Selected by the Pirates in the 25th round, Sadler worked his way up through the system, eventually being added to the Pirates’ 40-man in 2014 and making his MLB debut that year. He hung around on the fringes of Pirates roster before needing TJ surgery in 2016 and being released and then immediately re-signed, then going through the whole churn again, never finding success as a starter, before electing free agency in the 2018 off-season. Sadler kept bouncing around, being picked up by teams and DFA’d, until eventually the Mariners claimed him off waivers from the Cubs in September of 2020.

Sadler only pitched eight innings with the 2020 Mariners, but immediately, something was different. His strikeout rate rocketed up to 28.5%, 10 points over his career high, while his walk rate fell. He came back in 2021 and continued to build on his strong start in Seattle, even while dealing with a shoulder impingement, finishing the season with a franchise record scoreless inning streak of 29 appearances (27.2 innings). He was one of the key parts of a lockdown Seattle bullpen that helped the team outperform their run differential by double digits. Perhaps harkening back to his cowboy days, the Triple-S Ranch of Sadler-Sewald-Steckenrider were the nastiest gunslingers in the AL West, if not household names.

Now, that shoulder injury has come back with a vengeance, requiring surgery and for Sadler to go on the shelf for an unspecified amount of time. Nothing gold can stay.

Sadler is open about his struggles fighting his way up through the minors. On Twitter, he acknowledges that he was fortunate to be supported by his wife Marin, who worked three jobs to help him build his big-league dream while he worked at a supplement store to help cover costs, and that they were lucky to get family help to buy a foreclosed home in Florida to start climbing the property ladder, and still had to be on food assistance. (He also tells a true minor-league-grinder story about feeling fortunate to pick up a mattress someone in Charleston, WV was throwing out to sleep on so he didn’t have to sleep on an air mattress.)

For some people, struggling hardens them; it makes them see goodness as something in short supply, something fleeting, falling quickly; a happiness that has to be grasped at tightly before it goes away.
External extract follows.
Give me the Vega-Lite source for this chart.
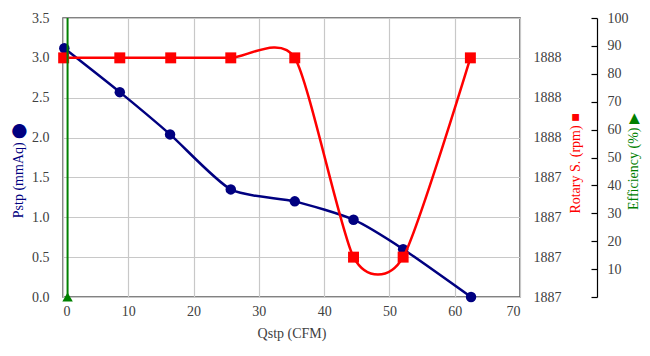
{
  "$schema": "https://vega.github.io/schema/vega-lite/v6.json",
  "width": 457,
  "height": 279,
  "autosize": "none",
  "padding": {"left": 63, "top": 18, "right": 130, "bottom": 59},
  "background": "white",
  "config": {
    "view": {"stroke": "#595959", "strokeWidth": 1.5},
    "font": "'Liberation Serif', 'Times New Roman', serif",
    "style": {"guide-label": {"font": "'Liberation Serif', 'Times New Roman', serif"}, "guide-title": {"font": "'Liberation Serif', 'Times New Roman', serif"}},
    "axis": {
      "labelFont": "'Liberation Serif', 'Times New Roman', serif",
      "titleFont": "'Liberation Serif', 'Times New Roman', serif",
      "labelFontSize": 14,
      "titleFontSize": 14,
      "labelColor": "#404040",
      "titleFontWeight": "normal",
      "gridColor": "#C8C8C8",
      "gridWidth": 1.2
    }
  },
  "datasets": {
    "pstp": [
      {"q": 0.2, "p": 3.12},
      {"q": 8.7, "p": 2.57},
      {"q": 16.4, "p": 2.04},
      {"q": 25.7, "p": 1.35},
      {"q": 35.5, "p": 1.2},
      {"q": 44.5, "p": 0.97},
      {"q": 52.1, "p": 0.6},
      {"q": 62.5, "p": 0.0}
    ],
    "rotary": [
      {"q": 0.1, "r": 1887.7},
      {"q": 8.7, "r": 1887.7},
      {"q": 16.5, "r": 1887.7},
      {"q": 25.7, "r": 1887.7},
      {"q": 35.5, "r": 1887.7},
      {"q": 44.5, "r": 1887.2},
      {"q": 52.1, "r": 1887.2},
      {"q": 62.4, "r": 1887.7}
    ],
    "eff": [
      {"q": 0.7, "e": 0}
    ]
  },
  "layer": [
    {
      "data": {"name": "pstp"},
      "mark": {"type": "line", "color": "#000080", "strokeWidth": 2.5, "interpolate": "cardinal", "tension": 0.3,
               "point": {"filled": true, "size": 110, "color": "#000080", "opacity": 1}},
      "encoding": {
        "x": {"field": "q", "type": "quantitative",
              "scale": {"domain": [0, 70], "nice": false},
              "axis": {"values": [0, 10, 20, 30, 40, 50, 60, 70], "title": "Qstp (CFM)", "titleColor": "#404040",
                       "grid": true, "ticks": false, "domain": false, "labelPadding": 7, "titlePadding": 8}},
        "y": {"field": "p", "type": "quantitative",
              "scale": {"domain": [0, 3.5], "nice": false},
              "axis": {"values": [0, 0.5, 1, 1.5, 2, 2.5, 3, 3.5], "format": ".1f",
                       "title": "Pstp (mmAq) ⬤", "titleColor": "#000080", "titleY": 152,
                       "grid": true, "ticks": false, "domain": false, "labelPadding": 14, "titlePadding": 6}}
      }
    },
    {
      "data": {"name": "rotary"},
      "mark": {"type": "line", "color": "#FF0000", "strokeWidth": 2.5, "interpolate": "cardinal", "tension": 0.3,
               "point": {"filled": true, "size": 120, "shape": "square", "color": "#FF0000", "opacity": 1}},
      "encoding": {
        "x": {"field": "q", "type": "quantitative", "scale": {"domain": [0, 70], "nice": false}},
        "y": {"field": "r", "type": "quantitative",
              "scale": {"domain": [1887.1, 1887.8], "nice": false, "zero": false},
              "axis": {"orient": "right", "values": [1887.1, 1887.2, 1887.3, 1887.4, 1887.5, 1887.6, 1887.7],
                       "format": ".0f", "title": "Rotary S. (rpm) ■", "titleColor": "#FF0000", "titleAngle": 270, "titleY": 145,
                       "grid": false, "ticks": false, "domain": false, "labelPadding": 13, "titlePadding": 21}}
      }
    },
    {
      "data": {"name": "eff"},
      "layer": [
        {
          "mark": {"type": "rule", "color": "#008000", "strokeWidth": 2},
          "encoding": {
            "x": {"field": "q", "type": "quantitative", "scale": {"domain": [0, 70], "nice": false}}
          }
        },
        {
          "mark": {"type": "point", "shape": "triangle-up", "filled": true, "color": "#008000", "size": 110, "opacity": 1},
          "encoding": {
            "x": {"field": "q", "type": "quantitative", "scale": {"domain": [0, 70], "nice": false}},
            "y": {"field": "e", "type": "quantitative",
                  "scale": {"domain": [0, 100], "nice": false},
                  "axis": {"orient": "right", "offset": 77, "values": [0, 10, 20, 30, 40, 50, 60, 70, 80, 90, 100],
                           "labelExpr": "datum.value == 0 ? '' : datum.label",
                           "ticks": true, "tickSize": -6, "tickColor": "#000000", "tickWidth": 1.2,
                           "domain": true, "domainColor": "#000000", "domainWidth": 1.2,
                           "grid": false, "labelPadding": 16,
                           "title": "Efficiency (%) ▶", "titleColor": "#008000", "titleAngle": 270, "titleY": 143, "titlePadding": 12}}
          }
        }
      ]
    }
  ],
  "resolve": {"scale": {"y": "independent"}}
}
That’s the lesson of “Nothing Gold Can Stay”: enjoy it while it’s here, because everything dies, decays, darkens. So often, an early deficit in something—attention, affection, praise, a feeling of success—causes us to grasp after it for our whole lives. Summer will never be long nor warm enough, happiness will never last long enough, the corner office will never be big enough; nothing will ever be enough to fill the hole in our hearts where hunger once lived.

But instead of grasping tightly to what is his, fearing it will disappear, bemoaning it before it’s gone, Casey Sadler invites all people in to share in his bounty, however much it may be, however long it lasts. He spreads awareness about cystic fibrosis, a disease that affects someone in his life, even asking James Paxton for permission to wear 65 when he first joined the team (“cystic fibrosis” sounds like “65 roses,” a motif used by supporters of the fight against the disease). He advocates for equality everywhere, and for wage equality in his sport, for those coming up behind him, even though he doesn’t know them. Every year, he puts a Starbucks gift card online and invites people to have a coffee on him, to use it up until it’s gone, which in turn inspires people to commit their own acts of generosity, to pay it forward as he did. During the owners’ lockout, Sadler volunteered his time with a local high school baseball team. And after finally making it to Spring Training only to receive the most crushing diagnosis, he offered up his two weeks’ worth of groceries to minor leaguers who might otherwise struggle to buy food.

Where others might see darkness, Sadler sees light; where others might see emptiness, he sees abundance, and he approaches life with a generosity of spirit that both celebrates the good things that have come, and trusts there will be more good things to come. It’s a life approach Robert Frost could have learned from. It’s something we all could learn from.